Nur eben der Unterschied zur Digitalfotografie war mir nicht so klar.
Wie kann man den das bildrauschen unterdrücken oder besser gesagt worauf muß man den beim Fotografieren achten damit das nicht auftritt?

Gruß


----------



## faltenzwerg (15. Januar 2006)

Wie bei der Analogfotografie, musst du bei der Digitalfotografie ebenfalls auf die Lichtempfindlichkeit achten. Je höher du die Lichtempfindlichkeit des Sensors gewählt hast desdo mehr "rauscht" das Bild. Ein weiterer Faktor ist auch noch die Kamera selber. So tritt die Erscheinung des "Rauschens" bei Digitalen Spiegelreflexkameras nicht in dem Ausmaß auf, wie bei Digitalen Kompaktkameras. Das ganze hat irgentwas mit der Sensorgrösse zu tun...aber wie genau das jetzt abläuft weiss ich leider auch nicht. 
 Hoffe soweit geholfen zu haben


----------



## Andreas Dunstheimer (16. Januar 2006)

man kann sich das mit dem Rauschen ungefähr so vorstellen:

Der Bild-Sensor in einer Digitalkamera ist ein elektronisches Bauteil, was Licht in eine elektrische Ladung umwandelt. Eine elektrische Ladung wird hierbei durch die Menge an Ladungsträgern (also negativ geladenen Elektronen) bestimmt -> mehr Elektronen bedeutet dabei ein hellerer Bildpunkt, wenige Elektronen entsprechen demnach einem dunklen Bildpunkt.

In jedem Halbleiter (und der Bildsensor ist ein solcher Halbleiter) befinden sich aber auch immer freie Elektronen, die das Bildergebnis dementsprechend verfälschen. Hierbei gilt: je wärmer der Halbleiter, desto mehr freie Elektronen - also je wärmer der Bildsensor, desto mehr rauscht er.


Nun kommt dazu, daß der Bildsensor in Kompaktkameras kleiner ist als in Spiegelreflex-Kameras. Die Elektronen bleiben aber gleich groß - dementsprechend fallen sie bei Kompaktkameras mehr ins Gewicht. 


und nochwas: der Bildsensor in der Digitalkamera ist immer der gleiche - und hat immer die gleiche Lichtempfindlichkeit. Hier wird mit einem Trick gearbeitet, um verschiedene ISO-Werte zu simulieren: man geht einfach her, und verstärkt die Werte elektronisch.

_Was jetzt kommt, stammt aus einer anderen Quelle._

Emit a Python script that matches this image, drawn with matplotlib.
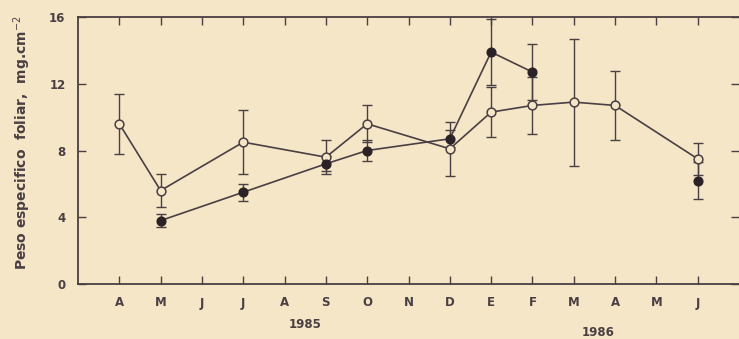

Allerdings wird hierbei auch das Rauschen verstärkt, so daß die Bilder bei höheren ISO-Werten einfach mehr rauschen....


ich hoffe, das war einigermassen verständlich 


Dunsti


----------



## burnobaby (27. Januar 2006)

Hi @ all

@ Andreas Dunstheimer: Wow das war eine de besten Erklärungen für Bildrauschen, die ich jeh gesehen hab (sogar für einen IT-Elektroniker wie mich zu verstehen). 

Zu der Frage was man am besten gegen das Rauschen machen kann (Auch bei ISO > 400).
Um so besser das Bild von der Beleuchtung her stimmt, desto weniger Rauschen.

MfG Burno


----------